[What you are asked to do] Faithfully return all lines, omitting every embedded picture.

= = =

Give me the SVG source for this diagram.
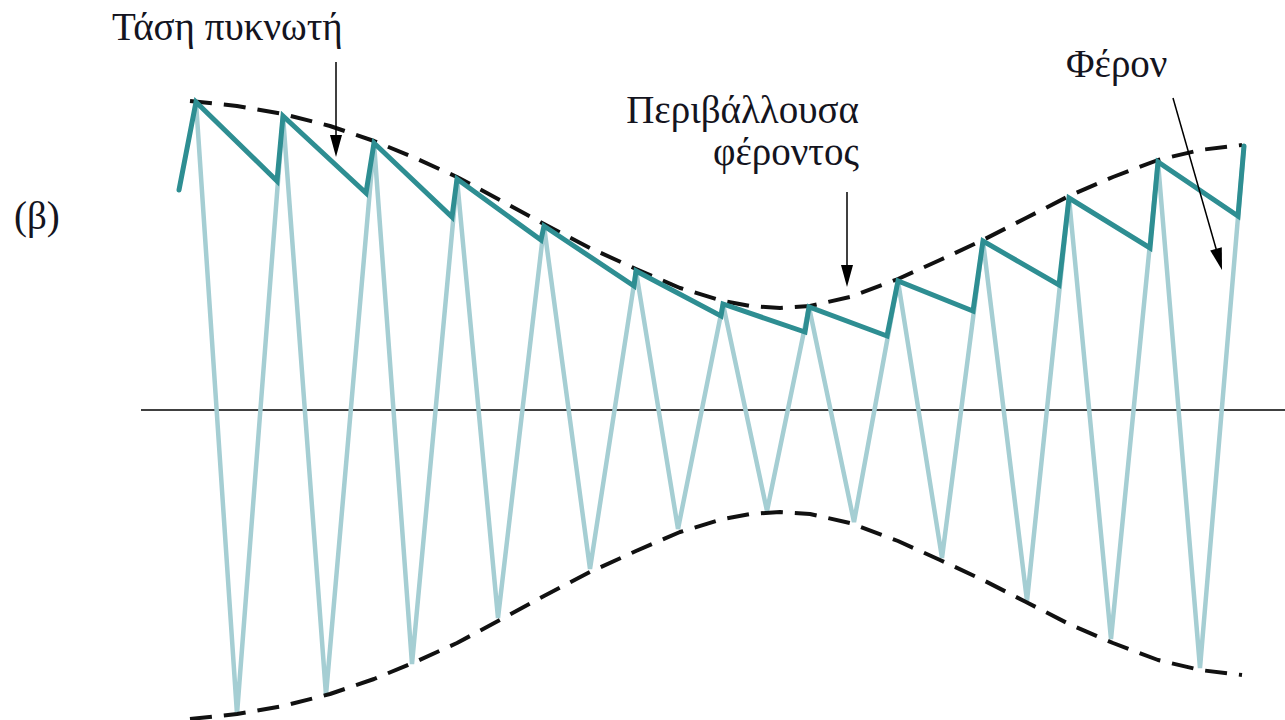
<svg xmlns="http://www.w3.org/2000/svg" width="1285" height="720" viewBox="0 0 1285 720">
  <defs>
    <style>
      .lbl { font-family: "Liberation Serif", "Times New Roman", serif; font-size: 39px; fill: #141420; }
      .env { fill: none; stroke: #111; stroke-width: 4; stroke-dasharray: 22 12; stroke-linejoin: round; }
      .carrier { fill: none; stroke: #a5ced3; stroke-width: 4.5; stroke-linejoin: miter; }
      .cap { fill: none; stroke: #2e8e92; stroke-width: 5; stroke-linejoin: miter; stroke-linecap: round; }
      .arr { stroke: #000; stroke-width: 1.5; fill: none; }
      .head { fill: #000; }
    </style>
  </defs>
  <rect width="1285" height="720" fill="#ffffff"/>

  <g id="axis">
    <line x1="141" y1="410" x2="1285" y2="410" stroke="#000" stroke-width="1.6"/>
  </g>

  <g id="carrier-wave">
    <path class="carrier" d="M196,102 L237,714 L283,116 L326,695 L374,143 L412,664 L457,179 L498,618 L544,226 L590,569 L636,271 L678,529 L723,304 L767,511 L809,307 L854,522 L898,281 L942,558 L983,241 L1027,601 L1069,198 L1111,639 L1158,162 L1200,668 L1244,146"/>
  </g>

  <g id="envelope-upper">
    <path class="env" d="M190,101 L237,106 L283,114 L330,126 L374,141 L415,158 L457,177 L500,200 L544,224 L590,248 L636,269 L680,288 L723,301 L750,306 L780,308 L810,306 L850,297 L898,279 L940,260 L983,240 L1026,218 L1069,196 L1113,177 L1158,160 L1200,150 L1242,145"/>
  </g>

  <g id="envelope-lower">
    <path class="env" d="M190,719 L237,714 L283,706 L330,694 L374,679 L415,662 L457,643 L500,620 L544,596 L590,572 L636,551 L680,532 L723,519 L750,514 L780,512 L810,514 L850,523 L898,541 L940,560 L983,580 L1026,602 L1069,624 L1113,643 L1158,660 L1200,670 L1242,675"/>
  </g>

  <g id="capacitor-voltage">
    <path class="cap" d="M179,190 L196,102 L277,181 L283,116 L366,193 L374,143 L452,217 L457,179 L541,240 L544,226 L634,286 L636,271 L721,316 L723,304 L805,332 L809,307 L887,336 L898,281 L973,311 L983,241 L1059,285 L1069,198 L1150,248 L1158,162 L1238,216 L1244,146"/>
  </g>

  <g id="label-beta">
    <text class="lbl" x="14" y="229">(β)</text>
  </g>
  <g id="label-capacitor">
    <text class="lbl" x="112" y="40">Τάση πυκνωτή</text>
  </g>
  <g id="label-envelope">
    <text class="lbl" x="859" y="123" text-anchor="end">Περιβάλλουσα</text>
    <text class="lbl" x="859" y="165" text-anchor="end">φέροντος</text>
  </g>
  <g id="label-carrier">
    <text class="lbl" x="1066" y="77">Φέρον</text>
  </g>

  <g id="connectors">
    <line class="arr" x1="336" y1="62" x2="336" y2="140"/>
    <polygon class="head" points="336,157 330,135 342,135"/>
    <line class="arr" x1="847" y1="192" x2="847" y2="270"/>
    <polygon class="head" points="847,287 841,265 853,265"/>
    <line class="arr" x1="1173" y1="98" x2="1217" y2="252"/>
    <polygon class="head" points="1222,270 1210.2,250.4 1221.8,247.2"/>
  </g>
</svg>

= = =

[Answer in full]
Give me the SVG source for this diagram.
<svg xmlns="http://www.w3.org/2000/svg" width="1285" height="720" viewBox="0 0 1285 720">
  <defs>
    <style>
      .lbl { font-family: "Liberation Serif", "Times New Roman", serif; font-size: 39px; fill: #141420; }
      .env { fill: none; stroke: #111; stroke-width: 4; stroke-dasharray: 22 12; stroke-linejoin: round; }
      .carrier { fill: none; stroke: #a5ced3; stroke-width: 4.5; stroke-linejoin: miter; }
      .cap { fill: none; stroke: #2e8e92; stroke-width: 5; stroke-linejoin: miter; stroke-linecap: round; }
      .arr { stroke: #000; stroke-width: 1.5; fill: none; }
      .head { fill: #000; }
    </style>
  </defs>
  <rect width="1285" height="720" fill="#ffffff"/>

  <g id="axis">
    <line x1="141" y1="410" x2="1285" y2="410" stroke="#000" stroke-width="1.6"/>
  </g>

  <g id="carrier-wave">
    <path class="carrier" d="M196,102 L237,714 L283,116 L326,695 L374,143 L412,664 L457,179 L498,618 L544,226 L590,569 L636,271 L678,529 L723,304 L767,511 L809,307 L854,522 L898,281 L942,558 L983,241 L1027,601 L1069,198 L1111,639 L1158,162 L1200,668 L1244,146"/>
  </g>

  <g id="envelope-upper">
    <path class="env" d="M190,101 L237,106 L283,114 L330,126 L374,141 L415,158 L457,177 L500,200 L544,224 L590,248 L636,269 L680,288 L723,301 L750,306 L780,308 L810,306 L850,297 L898,279 L940,260 L983,240 L1026,218 L1069,196 L1113,177 L1158,160 L1200,150 L1242,145"/>
  </g>

  <g id="envelope-lower">
    <path class="env" d="M190,719 L237,714 L283,706 L330,694 L374,679 L415,662 L457,643 L500,620 L544,596 L590,572 L636,551 L680,532 L723,519 L750,514 L780,512 L810,514 L850,523 L898,541 L940,560 L983,580 L1026,602 L1069,624 L1113,643 L1158,660 L1200,670 L1242,675"/>
  </g>

  <g id="capacitor-voltage">
    <path class="cap" d="M179,190 L196,102 L277,181 L283,116 L366,193 L374,143 L452,217 L457,179 L541,240 L544,226 L634,286 L636,271 L721,316 L723,304 L805,332 L809,307 L887,336 L898,281 L973,311 L983,241 L1059,285 L1069,198 L1150,248 L1158,162 L1238,216 L1244,146"/>
  </g>

  <g id="label-beta">
    <text class="lbl" x="14" y="229">(β)</text>
  </g>
  <g id="label-capacitor">
    <text class="lbl" x="112" y="40">Τάση πυκνωτή</text>
  </g>
  <g id="label-envelope">
    <text class="lbl" x="859" y="123" text-anchor="end">Περιβάλλουσα</text>
    <text class="lbl" x="859" y="165" text-anchor="end">φέροντος</text>
  </g>
  <g id="label-carrier">
    <text class="lbl" x="1066" y="77">Φέρον</text>
  </g>

  <g id="connectors">
    <line class="arr" x1="336" y1="62" x2="336" y2="140"/>
    <polygon class="head" points="336,157 330,135 342,135"/>
    <line class="arr" x1="847" y1="192" x2="847" y2="270"/>
    <polygon class="head" points="847,287 841,265 853,265"/>
    <line class="arr" x1="1173" y1="98" x2="1217" y2="252"/>
    <polygon class="head" points="1222,270 1210.2,250.4 1221.8,247.2"/>
  </g>
</svg>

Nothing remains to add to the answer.